From koldoms to coliving. Shared housing as an architectural phenomenon

  • 25.7.2025
  • Matěj Beránek

Coliving is often presented as a modern response to the needs of today’s society. In reality, however, it has been a very important architectural phenomenon for more than 100 years – not only abroad, but also in the Czech Republic, where shared-service apartment buildings were built as early as the 1940s.

The topic of coliving, i.e. shared housing, has experienced a considerable boom in the last decade – while it is a relatively new business opportunity for investors, architects can in many ways build on the work of their interwar colleagues. Projects involving this type of housing, characterised by the occupation of very small private units and the sharing of common spaces within buildings, are currently booming, particularly in large cosmopolitan cities from New York to Amsterdam. In the Czech Republic, modern coliving is still in its infancy, and only the first buildings of this type are being built in the Czech Republic – however, in the coming years it is expected to develop along the lines of other European cities.

Zdroj: Wikimedia Commons, Autor:

Czech koldoms

Nevertheless, many Czech cities have more than seventy years of experience with this architectural typology, because the theme of shared housing also resonated strongly with the generation of interwar architects who were intensely interested in new models of affordable housing – especially with regard to their generally left-wing thinking. At that time, the term collective houses, or koldoms for short, was used instead of the term “coliving”. The very first collective house was built just after the end of the Second World War in the then progressive city of Zlín, according to a design by the architect Zdeněk Voženílek. The building, which is still appreciated today, with its architecture referring to the Bata tradition of skeleton buildings, offered over 100 small flats with a common dining room and a kindergarten. Another collective house was built in Litvínov in 1958 on the basis of an architectural competition won by the architectural duo Václav Hilský and Evžen Linhart. In practice, however, the ideas of collective housing did not prove to be very successful, and so it also serves today as a residential complex with small houses. Many other housing complexes of the 1950s also showed some signs of shared housing, as the approach to housing in general reflected the emphasis of the time on community building and an overall preference for the whole over the particular.

 

A few decades earlier, “coliving” buildings were being built in England, for example. One of the earliest realizations of collective housing in modern times is the Lawn Road Flats (or also Isokon Building) in London from the early 1930s, designed by architect Wells Coates. The project’s ideas were generally drawn from the MARS (Modern Architectural Research Group), the British offshoot of the famous modernist platform CIAM (International Congress of Modern Architecture). The building offered a communal laundry, bar and large communal roof terrace in addition to a dining room. Today, it is a cultural monument, largely due to the fact that Bauhaus professors Walter Gropius, Marcel Breuer and László Moholy-Nagy resided in the building.

Smíchovský coliving

Present

Over time, the typology of homes providing shared housing has adapted to current social needs, technological advances and business goals – private players and local governments have invested in building them from the start. However, whereas 100 years ago shared spaces were generally limited to eating and housework (or the aforementioned roof terraces and nurseries), today’s projects emphasise the provision of ample leisure facilities – so it is common to find community spaces ranging from fitness facilities to libraries to small cinema halls. At the same time, thanks to the efficient collection of data on the use of individual spaces by coliving project providers, the layout of common and private spaces, for example, is flexibly adapted to the current preferences of residents. Modern coliving buildings are being built in lucrative locations in city centres, as the primary target group is young professionals who prefer to live in the centre of the action.

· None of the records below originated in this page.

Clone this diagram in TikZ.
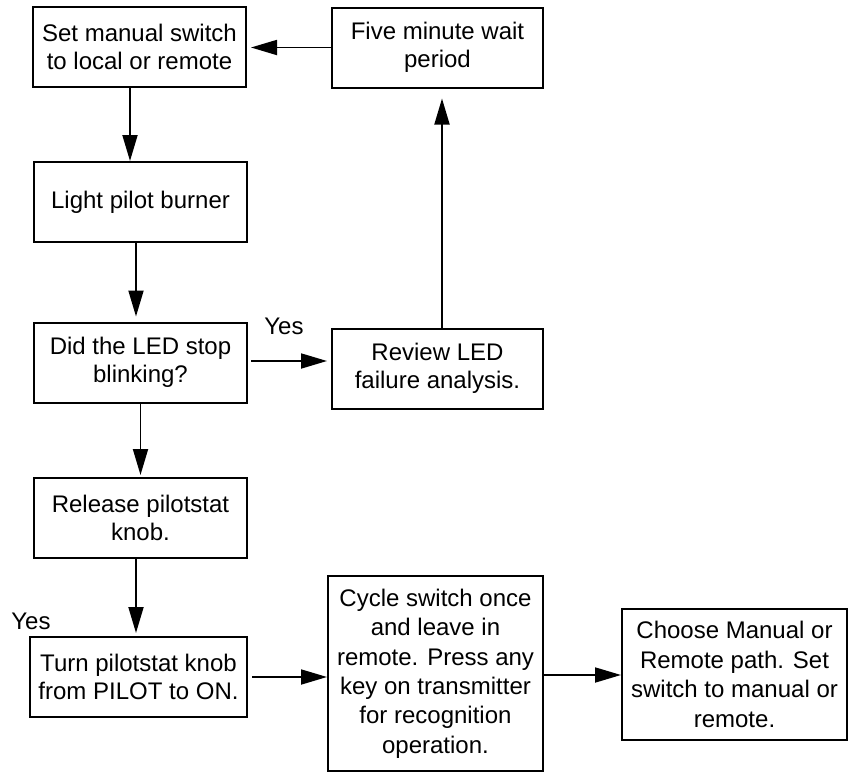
\documentclass[tikz,border=0pt]{standalone}
\usepackage{fontspec}
\setmainfont{Liberation Sans}
\usetikzlibrary{arrows.meta}

\begin{document}
\begin{tikzpicture}[x=0.5pt, y=-0.5pt,
  every node/.style={font=\fontsize{12}{14}\selectfont},
  stepbox/.style={draw, line width=1pt, align=center, inner sep=0pt,
    minimum width=106.5pt, minimum height=40pt},
  flow/.style={line width=0.9pt, -{Triangle[length=13pt, width=7.5pt]}}]
  \useasboundingbox (0,0) rectangle (848,772);
  \node[stepbox] (setsw) at (139.5,47) {Set manual switch\\to local or remote};
  \node[stepbox, minimum width=105.5pt] (waitp) at (437.5,47.5) {Five minute wait\\period};
  \node[stepbox] (light) at (140.5,202) {Light pilot burner};
  \node[stepbox] (ledq) at (140.5,362.5) {Did the LED stop\\blinking?};
  \node[stepbox, minimum width=105.5pt] (review) at (437.5,368.5) {Review LED\\failure analysis.};
  \node[stepbox] (release) at (140.5,518) {Release pilotstat\\knob.};
  \node[stepbox, minimum width=108.5pt] (turn) at (138.5,677) {Turn pilotstat knob\\from PILOT to ON.};
  \node[stepbox, minimum width=107.5pt, minimum height=97.5pt,
    font=\fontsize{12}{14.7}\selectfont] (cycle) at (435.5,673.5)
    {Cycle switch once\\and leave in\\remote. Press any\\key on transmitter\\for recognition\\operation.};
  \node[stepbox, minimum width=112.5pt, minimum height=65.5pt,
    font=\fontsize{12}{14.7}\selectfont] (choose) at (734.5,674.5)
    {Choose Manual or\\Remote path. Set\\switch to manual or\\remote.};
  \node (yes1) at (284,326) {Yes};
  \node (yes2) at (31,621) {Yes};

  \draw[flow, shorten >=2pt] (waitp.west) -- (waitp.west -| setsw.east);
  \draw[flow] ([xshift=-4.75pt]setsw.south) -- ([xshift=-4.75pt]setsw.south |- light.north);
  \draw[flow, shorten >=2.5pt] ([xshift=-2.25pt]light.south) -- ([xshift=-2.25pt]light.south |- ledq.north);
  \draw[flow, shorten <=1.5pt, shorten >=2pt] ([yshift=0.75pt]ledq.east) -- ([yshift=0.75pt]ledq.east -| review.west);
  \draw[flow, shorten >=5pt] ([xshift=2.25pt]review.north) -- ([xshift=2.25pt]review.north |- waitp.south);
  \draw[flow, shorten >=1pt] (ledq.south) -- (ledq.south |- release.north);
  \draw[flow, shorten >=1.5pt] ([xshift=-2.25pt]release.south) -- ([xshift=-2.25pt]release.south |- turn.north);
  \draw[flow, shorten <=2pt] (turn.east) -- (turn.east -| cycle.west);
  \draw[flow] ([yshift=-0.75pt]cycle.east) -- ([yshift=-0.75pt]cycle.east -| choose.west);
\end{tikzpicture}
\end{document}
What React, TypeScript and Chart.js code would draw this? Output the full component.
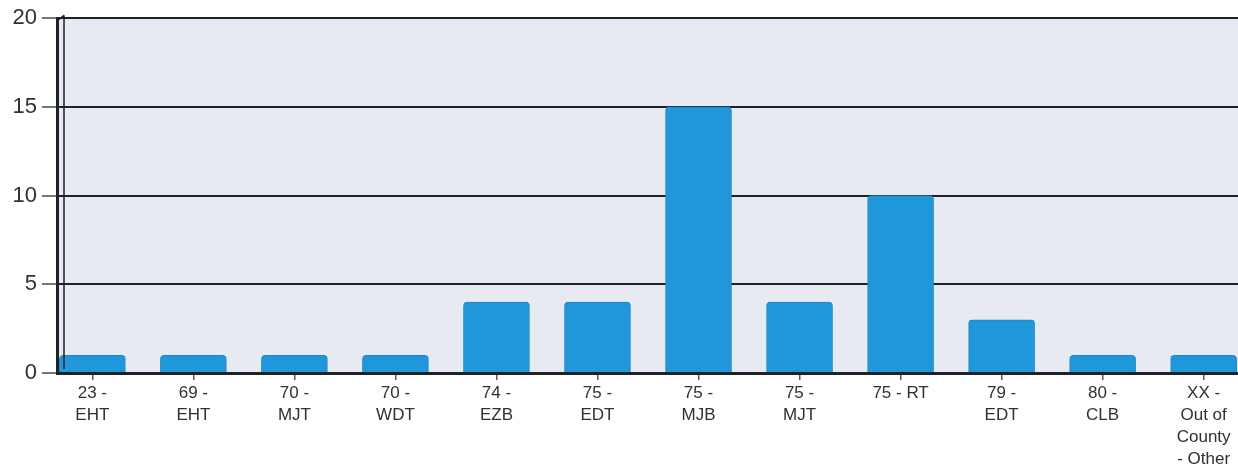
import React, { useEffect, useRef } from "react";
import { Chart, registerables } from "chart.js";

Chart.register(...registerables);

// Category labels, one entry per bar, split into the lines they are printed on
const categories: string[][] = [
  ["23 -", "EHT"],
  ["69 -", "EHT"],
  ["70 -", "MJT"],
  ["70 -", "WDT"],
  ["74 -", "EZB"],
  ["75 -", "EDT"],
  ["75 -", "MJB"],
  ["75 -", "MJT"],
  ["75 - RT"],
  ["79 -", "EDT"],
  ["80 -", "CLB"],
  ["XX -", "Out of", "County", "- Other"],
];

// Count per category
const counts: number[] = [1, 1, 1, 1, 4, 4, 15, 4, 10, 3, 1, 1];

// Value axis ticks
const yTicks: number[] = [0, 5, 10, 15, 20];

const BAR_COLOR = "#1f97da";
const PLOT_BG = "#e7ebf1";
const LINE_COLOR = "#1e2226";
const TEXT_COLOR = "#2c3237";

// Shaded plot background plus the thin inner wall line beside the value axis
const plotBackground = {
  id: "plotBackground",
  beforeDraw(chart: Chart) {
    const { ctx, chartArea } = chart;
    ctx.save();
    ctx.fillStyle = PLOT_BG;
    ctx.fillRect(chartArea.left, chartArea.top, chartArea.right - chartArea.left, chartArea.bottom - chartArea.top);
    ctx.restore();
  },
  afterDatasetsDraw(chart: Chart) {
    const { ctx, chartArea } = chart;
    ctx.save();
    ctx.strokeStyle = LINE_COLOR;
    ctx.lineWidth = 1.5;
    ctx.beginPath();
    ctx.moveTo(chartArea.left + 7, chartArea.top - 3);
    ctx.lineTo(chartArea.left + 7, chartArea.bottom - 4);
    ctx.moveTo(chartArea.left, chartArea.top + 3);
    ctx.lineTo(chartArea.left + 7, chartArea.top - 3);
    ctx.stroke();
    ctx.restore();
  },
};

export default function App() {
  const canvasRef = useRef<HTMLCanvasElement | null>(null);

  useEffect(() => {
    const canvas = canvasRef.current;
    if (!canvas) return;

    const chart = new Chart(canvas, {
      type: "bar",
      data: {
        datasets: [
          {
            data: counts.map((v, i) => ({ x: i, y: v })),
            backgroundColor: BAR_COLOR,
            borderColor: "#1a88c8",
            borderWidth: 1,
            borderRadius: 4,
            borderSkipped: "bottom",
            barThickness: 66,
          },
        ],
      },
      options: {
        responsive: false,
        animation: false,
        layout: { padding: { top: 12, right: 0, left: 0, bottom: 0 } },
        plugins: {
          legend: { display: false },
          tooltip: { enabled: false },
        },
        scales: {
          x: {
            type: "linear",
            offset: false,
            min: -0.35,
            max: 11.34,
            afterBuildTicks: (scale: any) => {
              scale.ticks = categories.map((_, i) => ({ value: i }));
            },
            afterFit: (scale: any) => {
              scale.height = 103;
            },
            ticks: {
              autoSkip: false,
              maxRotation: 0,
              padding: 2,
              color: TEXT_COLOR,
              font: { family: "'Liberation Sans', Arial, sans-serif", size: 17, lineHeight: 1.3 },
              callback: (value: any) => categories[Math.round(Number(value))] ?? "",
            },
            grid: {
              offset: false,
              drawOnChartArea: false,
              drawTicks: true,
              tickLength: 7,
              color: "#555a5f",
              lineWidth: 1.5,
            },
            border: { display: true, color: LINE_COLOR, width: 3 },
          },
          y: {
            min: 0,
            max: 20,
            afterBuildTicks: (scale: any) => {
              scale.ticks = yTicks.map((v) => ({ value: v }));
            },
            afterFit: (scale: any) => {
              scale.width = 57;
            },
            ticks: {
              padding: 5,
              color: TEXT_COLOR,
              font: { family: "'Liberation Sans', Arial, sans-serif", size: 22 },
            },
            grid: {
              color: LINE_COLOR,
              lineWidth: 2,
              tickLength: 15,
              tickColor: "#444a50",
              tickWidth: 1.5,
            },
            border: { display: true, color: LINE_COLOR, width: 3 },
          },
        },
      },
      plugins: [plotBackground],
    });

    return () => chart.destroy();
  }, []);

  return (
    <div style={{ position: "fixed", left: 0, top: 0, width: 1238, height: 476, background: "#ffffff", overflow: "hidden" }}>
      <canvas ref={canvasRef} width={1238} height={476} />
    </div>
  );
}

Image: competition design of the Smíchov coliving by perspektiv studio

As already mentioned, coliving is nowadays a phenomenon, especially in the world’s big cities, where modern buildings are being built in accordance with current aesthetic trends. Private developers and global coliving providers predominate among the investors, but especially in the Nordic European countries, coliving has traditionally been supported at the state level, so that similar projects are also being developed in smaller cities and their outskirts to meet the needs of, for example, young families and the elderly. Such units are much more civil in character, and may be a group of terraced houses or low-rise apartment buildings, usually with a common green yard. The Danish collective housing boom began in the late 1960s, influenced also by an article by the psychologist Bodil Graae entitled ‘Every child should have 100 parents’.

Around the world, countless coliving projects are currently being completed, ranging from the renovation of urban apartment buildings to new residential complexes. It seems likely that this building typology will continue to evolve and an important challenge for architects will be the ability to provide coliving residents with quality spaces with an emphasis on flexible use, so that they can sustain themselves, particularly in the longer term. And to become a quality part of our cities, both architecturally and urbanistically.